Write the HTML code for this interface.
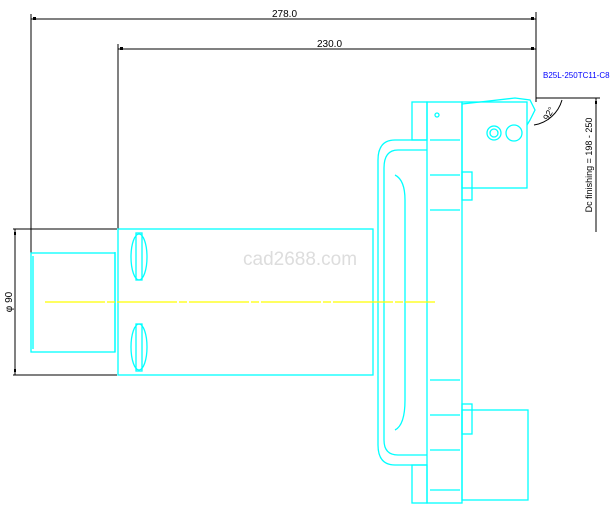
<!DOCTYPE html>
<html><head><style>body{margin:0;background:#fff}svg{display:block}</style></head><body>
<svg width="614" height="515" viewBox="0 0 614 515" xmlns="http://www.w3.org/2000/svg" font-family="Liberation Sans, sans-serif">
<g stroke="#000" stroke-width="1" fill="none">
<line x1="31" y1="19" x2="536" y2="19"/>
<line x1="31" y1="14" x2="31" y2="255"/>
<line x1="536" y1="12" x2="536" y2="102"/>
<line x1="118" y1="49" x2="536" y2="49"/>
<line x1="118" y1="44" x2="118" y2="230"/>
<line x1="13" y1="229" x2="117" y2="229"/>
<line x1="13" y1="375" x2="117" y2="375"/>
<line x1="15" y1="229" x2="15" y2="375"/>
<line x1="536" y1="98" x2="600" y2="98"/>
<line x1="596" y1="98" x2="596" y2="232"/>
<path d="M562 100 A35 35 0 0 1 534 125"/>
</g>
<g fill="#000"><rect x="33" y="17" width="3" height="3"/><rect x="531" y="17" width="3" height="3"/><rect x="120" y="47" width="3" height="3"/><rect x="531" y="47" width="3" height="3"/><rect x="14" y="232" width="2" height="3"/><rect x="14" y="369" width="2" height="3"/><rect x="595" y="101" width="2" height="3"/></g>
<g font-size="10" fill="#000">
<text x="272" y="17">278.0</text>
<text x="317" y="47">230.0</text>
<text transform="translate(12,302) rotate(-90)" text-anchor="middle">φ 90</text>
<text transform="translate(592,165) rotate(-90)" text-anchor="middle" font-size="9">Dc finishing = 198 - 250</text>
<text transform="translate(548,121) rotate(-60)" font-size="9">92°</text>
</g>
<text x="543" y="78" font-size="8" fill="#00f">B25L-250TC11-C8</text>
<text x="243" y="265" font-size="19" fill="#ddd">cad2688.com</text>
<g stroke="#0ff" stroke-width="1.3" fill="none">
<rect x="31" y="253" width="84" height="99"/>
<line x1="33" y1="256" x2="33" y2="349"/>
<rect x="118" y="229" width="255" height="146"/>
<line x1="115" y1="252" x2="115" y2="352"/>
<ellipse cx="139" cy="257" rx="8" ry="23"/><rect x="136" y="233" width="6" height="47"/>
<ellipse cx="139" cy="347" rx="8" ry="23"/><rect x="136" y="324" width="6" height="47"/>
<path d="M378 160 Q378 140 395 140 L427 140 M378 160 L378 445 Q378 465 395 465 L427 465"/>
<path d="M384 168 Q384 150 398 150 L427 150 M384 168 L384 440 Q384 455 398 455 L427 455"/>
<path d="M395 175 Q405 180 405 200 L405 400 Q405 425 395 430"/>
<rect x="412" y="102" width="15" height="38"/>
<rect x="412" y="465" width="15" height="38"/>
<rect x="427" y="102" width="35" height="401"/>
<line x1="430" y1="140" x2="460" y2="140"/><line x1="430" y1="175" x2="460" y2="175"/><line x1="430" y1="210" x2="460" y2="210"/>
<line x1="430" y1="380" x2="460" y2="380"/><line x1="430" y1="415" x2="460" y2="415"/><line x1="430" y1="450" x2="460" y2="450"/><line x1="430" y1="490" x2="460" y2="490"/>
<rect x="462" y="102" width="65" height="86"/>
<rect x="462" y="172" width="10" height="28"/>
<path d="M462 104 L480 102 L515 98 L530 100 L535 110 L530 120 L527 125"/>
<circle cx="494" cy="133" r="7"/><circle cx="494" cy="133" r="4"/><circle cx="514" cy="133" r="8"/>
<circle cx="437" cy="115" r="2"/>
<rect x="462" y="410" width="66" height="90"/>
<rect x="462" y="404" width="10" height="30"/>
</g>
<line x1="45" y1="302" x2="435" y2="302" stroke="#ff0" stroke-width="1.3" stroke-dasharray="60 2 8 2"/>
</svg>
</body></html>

§ §

Transcribe the whole listing, character for character, but not its images.

_FINAL RESULT_
Write the HTML code for this interface.
<!DOCTYPE html>
<html><head><style>body{margin:0;background:#fff}svg{display:block}</style></head><body>
<svg width="614" height="515" viewBox="0 0 614 515" xmlns="http://www.w3.org/2000/svg" font-family="Liberation Sans, sans-serif">
<g stroke="#000" stroke-width="1" fill="none">
<line x1="31" y1="19" x2="536" y2="19"/>
<line x1="31" y1="14" x2="31" y2="255"/>
<line x1="536" y1="12" x2="536" y2="102"/>
<line x1="118" y1="49" x2="536" y2="49"/>
<line x1="118" y1="44" x2="118" y2="230"/>
<line x1="13" y1="229" x2="117" y2="229"/>
<line x1="13" y1="375" x2="117" y2="375"/>
<line x1="15" y1="229" x2="15" y2="375"/>
<line x1="536" y1="98" x2="600" y2="98"/>
<line x1="596" y1="98" x2="596" y2="232"/>
<path d="M562 100 A35 35 0 0 1 534 125"/>
</g>
<g fill="#000"><rect x="33" y="17" width="3" height="3"/><rect x="531" y="17" width="3" height="3"/><rect x="120" y="47" width="3" height="3"/><rect x="531" y="47" width="3" height="3"/><rect x="14" y="232" width="2" height="3"/><rect x="14" y="369" width="2" height="3"/><rect x="595" y="101" width="2" height="3"/></g>
<g font-size="10" fill="#000">
<text x="272" y="17">278.0</text>
<text x="317" y="47">230.0</text>
<text transform="translate(12,302) rotate(-90)" text-anchor="middle">φ 90</text>
<text transform="translate(592,165) rotate(-90)" text-anchor="middle" font-size="9">Dc finishing = 198 - 250</text>
<text transform="translate(548,121) rotate(-60)" font-size="9">92°</text>
</g>
<text x="543" y="78" font-size="8" fill="#00f">B25L-250TC11-C8</text>
<text x="243" y="265" font-size="19" fill="#ddd">cad2688.com</text>
<g stroke="#0ff" stroke-width="1.3" fill="none">
<rect x="31" y="253" width="84" height="99"/>
<line x1="33" y1="256" x2="33" y2="349"/>
<rect x="118" y="229" width="255" height="146"/>
<line x1="115" y1="252" x2="115" y2="352"/>
<ellipse cx="139" cy="257" rx="8" ry="23"/><rect x="136" y="233" width="6" height="47"/>
<ellipse cx="139" cy="347" rx="8" ry="23"/><rect x="136" y="324" width="6" height="47"/>
<path d="M378 160 Q378 140 395 140 L427 140 M378 160 L378 445 Q378 465 395 465 L427 465"/>
<path d="M384 168 Q384 150 398 150 L427 150 M384 168 L384 440 Q384 455 398 455 L427 455"/>
<path d="M395 175 Q405 180 405 200 L405 400 Q405 425 395 430"/>
<rect x="412" y="102" width="15" height="38"/>
<rect x="412" y="465" width="15" height="38"/>
<rect x="427" y="102" width="35" height="401"/>
<line x1="430" y1="140" x2="460" y2="140"/><line x1="430" y1="175" x2="460" y2="175"/><line x1="430" y1="210" x2="460" y2="210"/>
<line x1="430" y1="380" x2="460" y2="380"/><line x1="430" y1="415" x2="460" y2="415"/><line x1="430" y1="450" x2="460" y2="450"/><line x1="430" y1="490" x2="460" y2="490"/>
<rect x="462" y="102" width="65" height="86"/>
<rect x="462" y="172" width="10" height="28"/>
<path d="M462 104 L480 102 L515 98 L530 100 L535 110 L530 120 L527 125"/>
<circle cx="494" cy="133" r="7"/><circle cx="494" cy="133" r="4"/><circle cx="514" cy="133" r="8"/>
<circle cx="437" cy="115" r="2"/>
<rect x="462" y="410" width="66" height="90"/>
<rect x="462" y="404" width="10" height="30"/>
</g>
<line x1="45" y1="302" x2="435" y2="302" stroke="#ff0" stroke-width="1.3" stroke-dasharray="60 2 8 2"/>
</svg>
</body></html>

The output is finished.